Insights Beyond Formal VoC
Insights beyond formal VoC from the account teams are commonly unsought by CX managers. Since dedicated sales reps are closest to customers, it could be very valuable to ask them to annotate VoC graphs and reports. Also, account teams' insights between formal VoC deployments may also reduce the frequency of VoC invitations to customers. Response rates and respondent fatigue are an ongoing concern to CX managers. As long as there's an avenue for customers to voice their feedback at any time, it may be strategic to your VoC methodology to explore the viability of interspersing formal feedback with sales reps' inputs. CX managers are often so busy administering formal VoC that many of them don't find the time to conduct further analyses to increase the seller company's customer experience intelligence. Yet the investment as a whole could be more actionable and strategic if sources such as account teams are regularly tapped into to provide as much additional insight as possible. If your company is doing this, the B2B community would be interested in finding out how it's affecting response rates and/or strategic direction.

Insights from Informal Interactions
Informal customer interactions between the customer and account teams, as well as other functional areas, are rarely documented, and even more rarely shared with the rest of the company. We tend to wait a while and conduct a survey, or assign a customer success manager to interview the customer about repurchase. Think about the value that could be harnessed by the seller company to be more proactive in making adjustments and systemic improvements — earlier — that sway repurchases. If your company has created a process for notifying other departments in the company about changes needed, based on informal VoC, it would be wonderful for sellers and customers to make this a common practice in B2B CXM.

Account Team-Managed Customer Experience
Relying only on account teams, without formal B2B CXM, is myopic.
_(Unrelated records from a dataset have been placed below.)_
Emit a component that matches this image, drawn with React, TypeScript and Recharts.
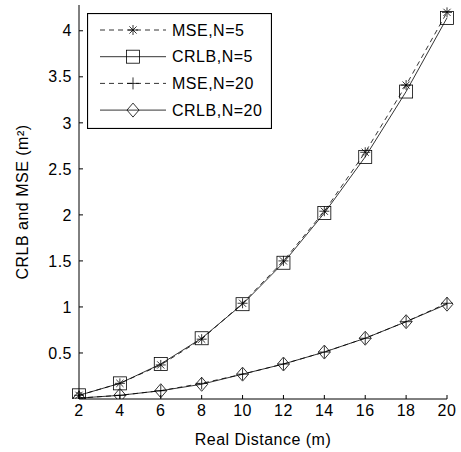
import React from "react";
import { Legend, Line, LineChart, XAxis, YAxis } from "recharts";

const distances = [2, 4, 6, 8, 10, 12, 14, 16, 18, 20];
const mseN5 = [0.04, 0.17, 0.37, 0.65, 1.04, 1.5, 2.04, 2.68, 3.41, 4.2];
const crlbN5 = [0.04, 0.17, 0.38, 0.66, 1.03, 1.48, 2.02, 2.63, 3.34, 4.14];
const mseN20 = [0.01, 0.04, 0.09, 0.17, 0.27, 0.38, 0.51, 0.66, 0.84, 1.04];
const crlbN20 = [0.01, 0.04, 0.09, 0.16, 0.27, 0.38, 0.51, 0.66, 0.84, 1.03];
const xTicks = [2, 4, 6, 8, 10, 12, 14, 16, 18, 20];
const yTicks = [0.5, 1, 1.5, 2, 2.5, 3, 3.5, 4];

const data = distances.map((d, i) => ({
  d,
  mseN5: mseN5[i],
  crlbN5: crlbN5[i],
  mseN20: mseN20[i],
  crlbN20: crlbN20[i],
}));

const FONT = "'Liberation Sans', Arial, sans-serif";
const INK = "#000";

type Kind = "star" | "square" | "plus" | "diamond";

function Marker({ kind, cx, cy }: { kind: Kind; cx: number; cy: number }) {
  const p = { stroke: INK, strokeWidth: 0.8, fill: "none" };
  if (kind === "square")
    return <rect x={cx - 6.5} y={cy - 6.5} width={13} height={13} {...p} />;
  if (kind === "diamond")
    return <path d={`M${cx},${cy - 7}L${cx + 6},${cy}L${cx},${cy + 7}L${cx - 6},${cy}Z`} {...p} />;
  if (kind === "plus")
    return <path d={`M${cx - 6},${cy}H${cx + 6}M${cx},${cy - 6}V${cy + 6}`} {...p} />;
  // asterisk: plus + cross
  return (
    <path
      d={`M${cx - 5},${cy}H${cx + 5}M${cx},${cy - 5}V${cy + 5}M${cx - 3.6},${cy - 3.6}L${cx + 3.6},${cy + 3.6}M${cx - 3.6},${cy + 3.6}L${cx + 3.6},${cy - 3.6}`}
      {...p}
    />
  );
}

const dot = (kind: Kind) => (props: any) =>
  <Marker key={`${kind}-${props.index}`} kind={kind} cx={props.cx} cy={props.cy} />;

const legendItems: { name: string; kind: Kind; dashed: boolean }[] = [
  { name: "MSE,N=5", kind: "star", dashed: true },
  { name: "CRLB,N=5", kind: "square", dashed: false },
  { name: "MSE,N=20", kind: "plus", dashed: true },
  { name: "CRLB,N=20", kind: "diamond", dashed: false },
];

const textStyle = { fontFamily: FONT, fontSize: 16, fill: INK, letterSpacing: 0.5 };

function BoxLegend() {
  return (
    <svg width={185} height={116} style={{ display: "block" }}>
      <rect x={0.5} y={0.5} width={184} height={115} fill="#fff" stroke={INK} strokeWidth={1.2} />
      {legendItems.map((it, i) => {
        const y = 17 + i * 26.7;
        return (
          <g key={it.name}>
            <line
              x1={13}
              x2={79}
              y1={y}
              y2={y}
              stroke={INK}
              strokeWidth={0.8}
              strokeDasharray={it.dashed ? "5 4" : undefined}
            />
            <Marker kind={it.kind} cx={46} cy={y} />
            <text x={85} y={y + 5.5} style={textStyle}>
              {it.name}
            </text>
          </g>
        );
      })}
    </svg>
  );
}

export default function App() {
  return (
    <div style={{ position: "absolute", left: 0, top: 0, background: "#fff" }}>
      <LineChart
        width={461}
        height={452}
        data={data}
        margin={{ top: 5, right: 14, bottom: 0, left: 0 }}
      >
        <XAxis
          xAxisId="b"
          dataKey="d"
          type="number"
          domain={[2, 20]}
          ticks={xTicks}
          tickSize={-4}
          tickMargin={10}
          height={53}
          tick={textStyle}
          stroke={INK}
          label={{ value: "Real Distance (m)", position: "insideBottom", offset: 7, style: textStyle }}
        />
        <XAxis
          xAxisId="t"
          dataKey="d"
          type="number"
          orientation="top"
          domain={[2, 20]}
          ticks={xTicks}
          tickSize={-4}
          height={0}
          tick={false}
          stroke={INK}
        />
        <YAxis
          yAxisId="l"
          type="number"
          domain={[0, 4.28]}
          ticks={yTicks}
          tickSize={-4}
          tickMargin={11}
          width={79}
          tick={textStyle}
          stroke={INK}
          allowDataOverflow
          label={{
            value: "CRLB and MSE (m\u00B2)",
            angle: -90,
            position: "insideLeft",
            offset: 22,
            style: { ...textStyle, textAnchor: "middle" },
          }}
        />
        <YAxis
          yAxisId="r"
          orientation="right"
          type="number"
          domain={[0, 4.28]}
          ticks={yTicks}
          tickSize={-4}
          width={0}
          tick={false}
          stroke={INK}
        />
        <Line
          xAxisId="b"
          yAxisId="l"
          dataKey="mseN5"
          stroke={INK}
          strokeWidth={0.8}
          strokeDasharray="5 4"
          dot={dot("star")}
          isAnimationActive={false}
        />
        <Line
          xAxisId="b"
          yAxisId="l"
          dataKey="crlbN5"
          stroke={INK}
          strokeWidth={0.8}
          dot={dot("square")}
          isAnimationActive={false}
        />
        <Line
          xAxisId="b"
          yAxisId="l"
          dataKey="mseN20"
          stroke={INK}
          strokeWidth={0.8}
          strokeDasharray="5 4"
          dot={dot("plus")}
          isAnimationActive={false}
        />
        <Line
          xAxisId="b"
          yAxisId="l"
          dataKey="crlbN20"
          stroke={INK}
          strokeWidth={0.8}
          dot={dot("diamond")}
          isAnimationActive={false}
        />
        <Legend
          layout="vertical"
          align="center"
          verticalAlign="middle"
          content={() => <BoxLegend />}
          wrapperStyle={{ left: 87, top: 13, width: 185, height: 116 }}
        />
      </LineChart>
    </div>
  );
}
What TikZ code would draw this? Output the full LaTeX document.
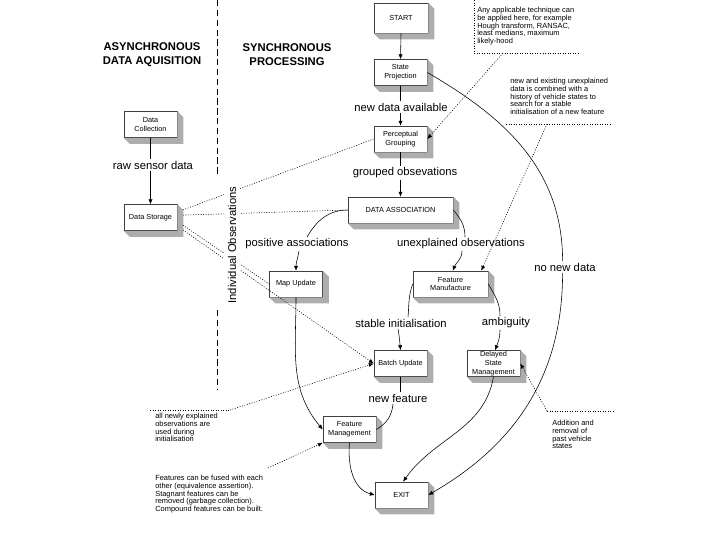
\documentclass[tikz,border=0pt]{standalone}
\usepackage{fontspec}
\setmainfont{Liberation Sans}
\usetikzlibrary{arrows.meta}

\tikzset{
  procbox/.style={draw=black!75, fill=white, line width=0.4pt, inner sep=0pt, align=center,
    minimum width=1.325cm, minimum height=0.65cm, font=\fontsize{5.2}{6.2}\selectfont},
  boxside/.style={fill=black!32},
  flowlabel/.style={fill=white, inner sep=1pt, font=\fontsize{8}{9.6}\selectfont},
  heading/.style={align=center, font=\bfseries\fontsize{8}{10}\selectfont},
  note/.style={anchor=north west, align=left, inner sep=0pt, font=\fontsize{5.3}{5.4}\selectfont},
  flow/.style={line width=0.4pt},
  hint/.style={line width=0.4pt, dash pattern=on 0.7pt off 1.1pt},
  sepline/.style={line width=0.5pt, dash pattern=on 4.5pt off 2.5pt}
}

\begin{document}
\begin{tikzpicture}[x=0.025cm, y=0.025cm, >={Latex[length=3.5pt,width=3pt]}]
            \useasboundingbox (0,0) rectangle (720,-540);

            \node[heading] (async) at (152,-55) {ASYNCHRONOUS\\DATA AQUISITION};
            \node[heading] (sync) at (287,-55) {SYNCHRONOUS\\PROCESSING};
            \draw[sepline] (217,0) -- (217,-177);
            \draw[sepline] (217,-310) -- (217,-390);

            \node[procbox, minimum width=1.35cm, minimum height=0.75cm] (start) at (401,-18) {START};
            \node[procbox] (sproj) at (400.5,-72.5) {State\\Projection};
            \node[procbox] (pgroup) at (400.5,-139) {Perceptual\\Grouping};
            \node[procbox, minimum width=2.625cm] (dassoc) at (400.5,-210) {DATA ASSOCIATION};
            \node[procbox] (dcoll) at (150.5,-124.5) {Data\\Collection};
            \node[procbox] (dstore) at (150.5,-217.5) {Data Storage};
            \node[procbox] (mapupd) at (296,-284) {Map Update};
            \node[procbox, minimum width=1.875cm] (fmanu) at (450.5,-284) {Feature\\Manufacture};
            \node[procbox] (bupd) at (400.5,-363.5) {Batch Update};
            \node[procbox, font=\fontsize{5.2}{6.6}\selectfont] (dsm) at (493.5,-363.5) {Delayed\\State\\Management};
            \node[procbox] (fmgmt) at (349.5,-429.5) {Feature\\Management};
            \node[procbox] (exit) at (401.5,-495) {EXIT};

            \foreach \bx in {start,sproj,pgroup,dassoc,dcoll,dstore,mapupd,fmanu,bupd,dsm,fmgmt,exit}
              \fill[boxside] (\bx.north east) -- ++(6,-6) -- ([shift={(6,-6)}]\bx.south east)
                -- ([shift={(6,-6)}]\bx.south west) -- (\bx.south west) -- (\bx.south east) -- cycle;

            \node[flowlabel] (lnewdata) at (401,-107) {new data available};
            \node[flowlabel] (lgrouped) at (405,-173) {grouped obsevations};
            \node[flowlabel] (lraw) at (153,-165) {raw sensor data};
            \node[flowlabel] (lposassoc) at (297,-244) {positive associations};
            \node[flowlabel] (lunexpl) at (461,-244) {unexplained observations};
            \node[flowlabel] (lnonew) at (565,-267) {no new data};
            \node[flowlabel] (lstable) at (401,-323) {stable initialisation};
            \node[flowlabel] (lambig) at (506,-323) {ambiguity};
            \node[flowlabel] (lnewfeat) at (398,-398) {new feature};

            \draw[flow,->] (start.south) -- (sproj.north);
            \draw[flow] (sproj.south) -- (sproj.south |- lnewdata.north);
            \draw[flow,->] (sproj.south |- lnewdata.south) -- (pgroup.north);
            \draw[flow] (pgroup.south) -- (pgroup.south |- lgrouped.north);
            \draw[flow,->] (pgroup.south |- lgrouped.south) -- (dassoc.north);
            \draw[flow] (dcoll.south) -- (dcoll.south |- lraw.north);
            \draw[flow,->] (dcoll.south |- lraw.south) -- (dstore.north);

            \draw[flow] (dassoc.west) to[out=180,in=60] ([xshift=2.5mm]lposassoc.north);
            \draw[flow,->] ([xshift=0.5mm]lposassoc.south) to[out=-100,in=90] (mapupd.north);
            \draw[flow] (dassoc.east) to[out=-50,in=90] ([xshift=1mm]lunexpl.north);
            \draw[flow,->] ([xshift=0.25mm]lunexpl.south) to[out=-90,in=70] ([xshift=0.6mm]fmanu.north);
            \draw[flow] (fmanu.west) to[out=-110,in=85] ([xshift=1.75mm]lstable.north);
            \draw[flow,->] ([xshift=-0.75mm]lstable.south) to[out=-80,in=95] (bupd.north);
            \draw[flow] (fmanu.east) to[out=-60,in=90] ([xshift=-1.5mm]lambig.north);
            \draw[flow,->] ([xshift=-1.5mm]lambig.south) to[out=-90,in=70] ([xshift=0.4mm]dsm.north);
            \draw[flow] (bupd.south) -- (bupd.south |- lnewfeat.north);
            \draw[flow] ([xshift=-1.25mm]lnewfeat.south) to[out=-95,in=30] (fmgmt.east);
            \draw[flow,->] (mapupd.south) to[out=-90,in=130] (fmgmt.west);
            \draw[flow,->] (fmgmt.south) to[out=-95,in=165] (exit.west);
            \draw[flow,->] (dsm.south) to[out=-100,in=55] ([xshift=0.4mm]exit.north);
            \draw[flow] (sproj.east) to[out=-30,in=90] ([xshift=-0.6mm]lnonew.north);
            \draw[flow,->] ([xshift=-0.6mm]lnonew.south) to[out=-90,in=30] (exit.east);

            \draw[hint] (474,0) -- (474,-53) -- (580,-53);
            \node[note] (noteA) at (477,-7.3) {Any applicable technique can\\be applied here, for example\\Hough transform, RANSAC,\\least medians, maximum\\likely-hood};
            \coordinate (hintA) at (503,-53);
            \draw[hint,->] (hintA) -- (pgroup.east);

            \node[note] (noteB) at (510,-78.3) {new and existing unexplained\\data is combined with a\\history of vehicle states to\\search for a stable\\initialisation of a new feature};
            \draw[hint] (506,-124) -- (612,-124);
            \coordinate (hintB) at (547,-124);
            \draw[hint,->] (hintB) -- ([xshift=-1.75mm]fmanu.north east);

            \draw[hint] (547,-411) -- (615,-411);
            \node[note] (noteC) at (552,-420.3) {Addition and\\removal of\\past vehicle\\states};
            \coordinate (hintC) at (547,-411);
            \draw[hint,->] (hintC) -- (dsm.east);

            \draw[hint] (150,-410) -- (230,-410);
            \node[note] (noteD) at (155,-413.3) {all newly explained\\observations are\\used during\\initialisation};
            \coordinate (hintD) at (230,-410);
            \draw[hint,->] (hintD) -- (bupd.west);

            \node[note] (noteE) at (155,-475.3) {Features can be fused with each\\other (equivalence assertion).\\Stagnant features can be\\removed (garbage collection).\\Compound features can be built.};
            \coordinate (hintE) at (268,-468);
            \draw[hint,->] (hintE) -- (fmgmt.south west);

            \draw[hint] ([xshift=1.4mm,yshift=1.9mm]dstore.east) -- (pgroup.west);
            \draw[hint] ([xshift=1.4mm,yshift=0.6mm]dstore.east) -- (dassoc.west);
            \draw[hint] ([xshift=1.4mm,yshift=-1.9mm]dstore.east) -- (mapupd.west);
            \draw[hint,->] ([xshift=1.4mm,yshift=-3.1mm]dstore.east) -- (bupd.west);

            \node[flowlabel, rotate=90, inner sep=2.5pt] (indobs) at (232,-245) {Individual Observations};
        \end{tikzpicture}
\end{document}
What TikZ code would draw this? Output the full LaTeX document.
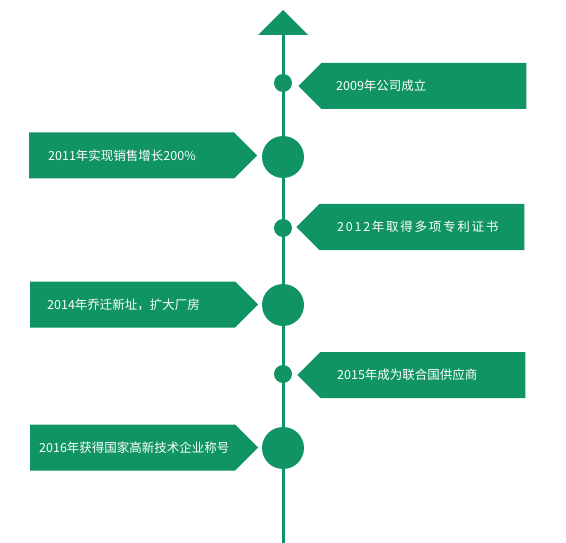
\documentclass[tikz,border=0pt]{standalone}
\usepackage{fontspec}
\setmainfont{Noto Sans CJK SC}
\usepackage{xcolor}
\usetikzlibrary{shapes.symbols,positioning}
\definecolor{tlgreen}{RGB}{16,148,100}

\begin{document}
\begin{tikzpicture}[x=1pt,y=-1pt,
      flag/.style={signal, fill=tlgreen, inner sep=0pt,
                   minimum width=228pt, minimum height=46pt,
                   signal pointer angle=90},
      lflag/.style={flag, signal to=east, anchor=west},
      rflag/.style={flag, signal to=west, anchor=west},
      dot/.style={circle, fill=tlgreen, inner sep=0pt, minimum size=18pt},
      bigdot/.style={dot, minimum size=42pt},
      txt/.style={text=white, inner sep=0pt,
                  font=\fontsize{12.5}{14}\selectfont},
      axis/.style={draw=tlgreen, line width=3pt}
  ]
    \useasboundingbox (0,0) rectangle (566,543);
    % timeline with arrow head
    \coordinate (top) at (283,35);
    \coordinate (bottom) at (283,543);
    \draw[axis] (top) -- (bottom);
    \fill[tlgreen] (258,35) -- (283,10) -- (308,35) -- cycle;

    \node[dot] (d1) at (283,83) {};
    \node[bigdot] (d2) at (283,157) {};
    \node[dot] (d3) at (283,228) {};
    \node[bigdot] (d4) at (283,305) {};
    \node[dot] (d5) at (283,374) {};
    \node[bigdot] (d6) at (283,448) {};

    \node[rflag] (e1) at (298,86) {};
    \node[lflag] (e2) at (29,155.5) {};
    \node[rflag] (e3) at (296,227) {};
    \node[lflag] (e4) at (30,304.5) {};
    \node[rflag] (e5) at (297,375) {};
    \node[lflag] (e6) at (30,447.5) {};

    \node[txt, right=38pt of e1.west] (t1) {2009年公司成立};
    \node[txt, right=19pt of e2.west] (t2) {2011年实现销售增长200\%};
    \node[txt, right=41pt of e3.west] (t3) {\addfontfeature{LetterSpace=14}2012年取得多项专利证书};
    \node[txt, right=17pt of e4.west] (t4) {2014年乔迁新址，扩大厂房};
    \node[txt, right=40pt of e5.west] (t5) {2015年成为联合国供应商};
    \node[txt, right=9pt of e6.west] (t6) {2016年获得国家高新技术企业称号};
  \end{tikzpicture}
\end{document}
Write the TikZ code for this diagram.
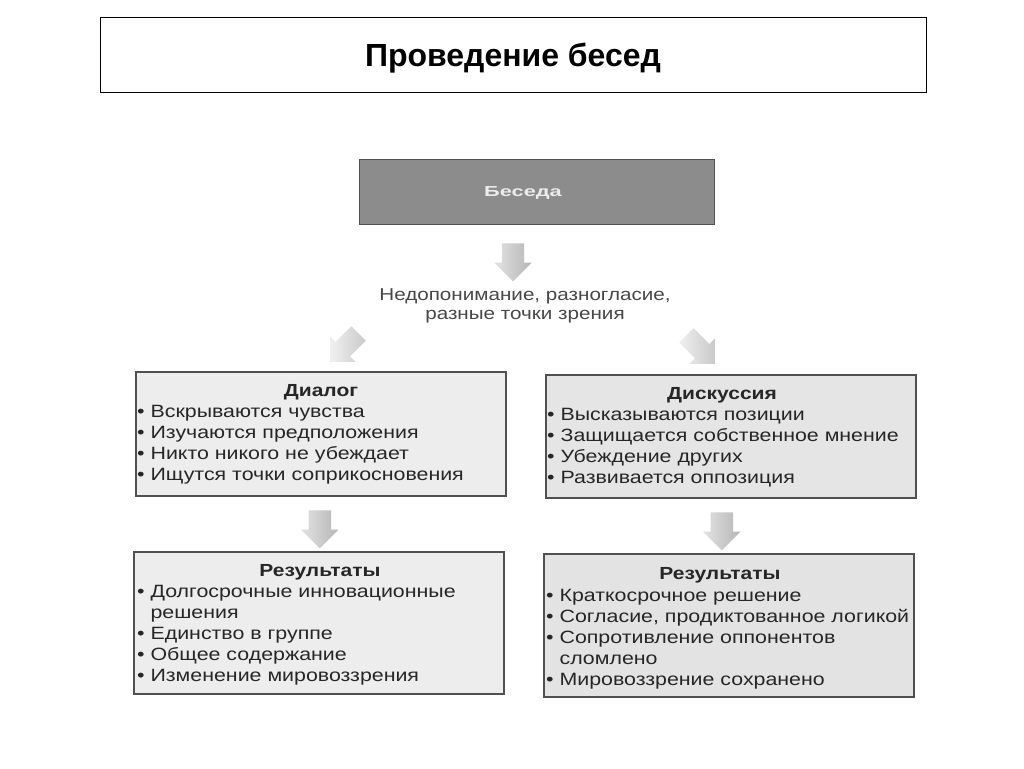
\documentclass[tikz,border=0pt]{standalone}
\usepackage{fontspec}
\setmainfont{Liberation Sans}
\newfontfamily\wfont[FakeStretch=1.2]{Liberation Sans}
\newfontfamily\xfont[FakeStretch=1.5]{Liberation Sans}
\usetikzlibrary{shapes.arrows,calc}
\definecolor{txt}{HTML}{262626}
\definecolor{bord}{HTML}{505050}
\tikzset{
  frame/.style={draw=bord, line width=1.6pt, inner sep=0pt, anchor=north west},
  hdr/.style={font=\wfont\fontsize{17.5}{20}\selectfont\bfseries, text=txt, inner sep=0pt},
  items/.style={font=\wfont\fontsize{17.8}{20.9}\selectfont, text=txt, align=left, inner sep=0pt, anchor=north west},
  blockarrow/.style={single arrow, inner sep=0pt, minimum height=#1,
     single arrow head extend=7.5pt, left color=gray!22, right color=gray!58, draw=none},
  blockarrow/.default=38pt,
  faint/.style={left color=gray!12, right color=gray!42}
}
\newcommand{\shaft}[1]{\rule{0pt}{#1}}
\begin{document}
\begin{tikzpicture}[x=1pt,y=-1pt]
\useasboundingbox[fill=white] (0,0) rectangle (1024,768);

% title
\node[draw=black, line width=1pt, minimum width=826pt, minimum height=74pt, inner sep=0pt] (title) at (513,55) {};
\node[font=\fontsize{32}{34}\selectfont\bfseries, inner sep=0pt] (titleT) at (513,58) {Проведение бесед};

% top box
\node[frame, fill=black!45, minimum width=355pt, minimum height=65pt, anchor=center] (beseda) at (537,192) {};
\node[font=\xfont\fontsize{14.5}{16}\selectfont\bfseries, text=gray!15, inner sep=0pt] (besedaT) at (523,193) {Беседа};

\node[font=\wfont\fontsize{17.2}{19.5}\selectfont, text=txt!85, align=center, inner sep=0pt] (mis) at (525,306)
  {Недопонимание, разногласие,\\разные точки зрения};

% dialog
\node[frame, fill=gray!14, minimum width=370pt, minimum height=124pt] (dialog) at (135,371) {};
\node[hdr] (dialogH) at (321,392) {Диалог};
\node[items] (dialogL) at (137,405) {• Вскрываются чувства\\• Изучаются предположения\\• Никто никого не убеждает\\• Ищутся точки соприкосновения};

% discussion
\node[frame, fill=gray!20, minimum width=370pt, minimum height=123pt] (disc) at (545,374) {};
\node[hdr] (discH) at (722,395) {Дискуссия};
\node[items] (discL) at (547,408.5) {• Высказываются позиции\\• Защищается собственное мнение\\• Убеждение других\\• Развивается оппозиция};

% results left
\node[frame, fill=gray!14, minimum width=370pt, minimum height=142pt] (resL) at (133,551) {};
\node[hdr] (resLH) at (320,572.5) {Результаты};
\node[items] (resLL) at (137,585) {• Долгосрочные инновационные\\\phantom{• }решения\\• Единство в группе\\• Общее содержание\\• Изменение мировоззрения};

% results right
\node[frame, fill=gray!22, minimum width=370pt, minimum height=143pt] (resR) at (543,553) {};
\node[hdr] (resRH) at (720,575) {Результаты};
\node[items] (resRL) at (546,589) {• Краткосрочное решение\\• Согласие, продиктованное логикой\\• Сопротивление оппонентов\\\phantom{• }сломлено\\• Мировоззрение сохранено};

% arrows
\node[blockarrow, rotate=-90] (a1) at ($(beseda.south)!0.5!(mis.north)+(-18,0)$) {\shaft{22pt}};
\node[blockarrow=40pt, faint, rotate=-135] (a2) at (348,344) {\shaft{20pt}};
\node[blockarrow=40pt, faint, rotate=-45] (a3) at (697,346) {\shaft{20pt}};
\node[blockarrow, rotate=-90] (a4) at ($(dialog.south)!0.5!(resL.north)$) {\shaft{22pt}};
\node[blockarrow, rotate=-90] (a5) at ($(disc.south)!0.5!(resR.north)+(-8,0)$) {\shaft{22pt}};
\end{tikzpicture}
\end{document}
A strong partnership between the dedicated sales force and centrally facilitated CX management is needed so that the rest of the company can be attuned to customers and help the account teams be successful. It's the phenomenon made famous in the Jerry Maguire movie where Tom Cruise exclaims to Cuba Gooding Jr: "Help me help you!" Opportunities that could be enabled by others outside the account team are likely being missed unless someone is facilitating CX integration, coordination and consistency at a grander scale. As the old saying goes: "It takes a village". Account teams are dependent on the rest of the company to create value that is salable, and to create processes and policies and manpower to deliver it. "All hands on-deck!" is the way a company becomes customer-centric and reaps noticeable value from CXM.

In our typically siloed thinking, CXM is thought of as separate from account team management, or otherwise, simply as account team management. B2B CXM can grow in maturity, effectiveness, and financial value by thinking holistically about the interdependencies and synergies that are possible.

Other articles in this series:

Images purchased under license from Shutterstock.

Lynn Hunsaker

Lynn Hunsaker is 1 of 5 CustomerThink Hall of Fame authors. She built CX maturity via customer experience, strategic planning, quality, and marketing roles at Applied Materials and Sonoco. She was a CXPA board member and SVAMA president, taught 25 college courses, and authored 6 CXM studies and many CXM handbooks and courses. Her specialties are B2B, silos, customer-centric business and marketing, engaging C-Suite and non-customer-facing groups in CX, leading indicators, ROI, maturity. CX leaders in 50+ countries benefit from her self-paced e-consulting: Masterminds, Value Exchange, and more.

2 COMMENTS

  1. Thank you for this excellent piece, Lynn. Account teams are important scouts and typically possess valuable customer intelligence and important insights. Imagine in the old West a captain of a fort sends out a scout who was gone for several days. The scout returns wide-eyed and eager to share what he learned. What responsible captain would ignore his return and go off with the other officers instead. Account teams are coming back wide-eyed every day and they should be valued; their insights mined. Just because learnings are gained informally does not lessen their worth in enriching what can be known about customers’ needs, expectations, issues and aspirations.

  2. Good point, Chip. It may take more effort initially to tie B2B account teams into the VoC strategy, but overall, it’s a good way to enrich insights, reduce burden on customers (strains on the customer experience for many customers!), reduce investment in surveys, and thereby gain higher ROI.

    I’ve found it best to step back from the whirlwind pace of the mainstream voice-of-the-customer practices and re-think the VoC portfolio with an eye toward:

    (1) how can we make it as natural as possible for customers to share their views?

    (2) how can we make the broadest use of customers’ views as we collect them?

    (3) how can we minimize repetition and frequency of requests to customers?

    (4) how can we focus on asking about things we don’t know yet, things that could provide more insights to non-customer-facing staff and strategic planning and internal rituals, while keeping a pulse on moments of truth?

    In any case, it’s all about transcending silos to increase value!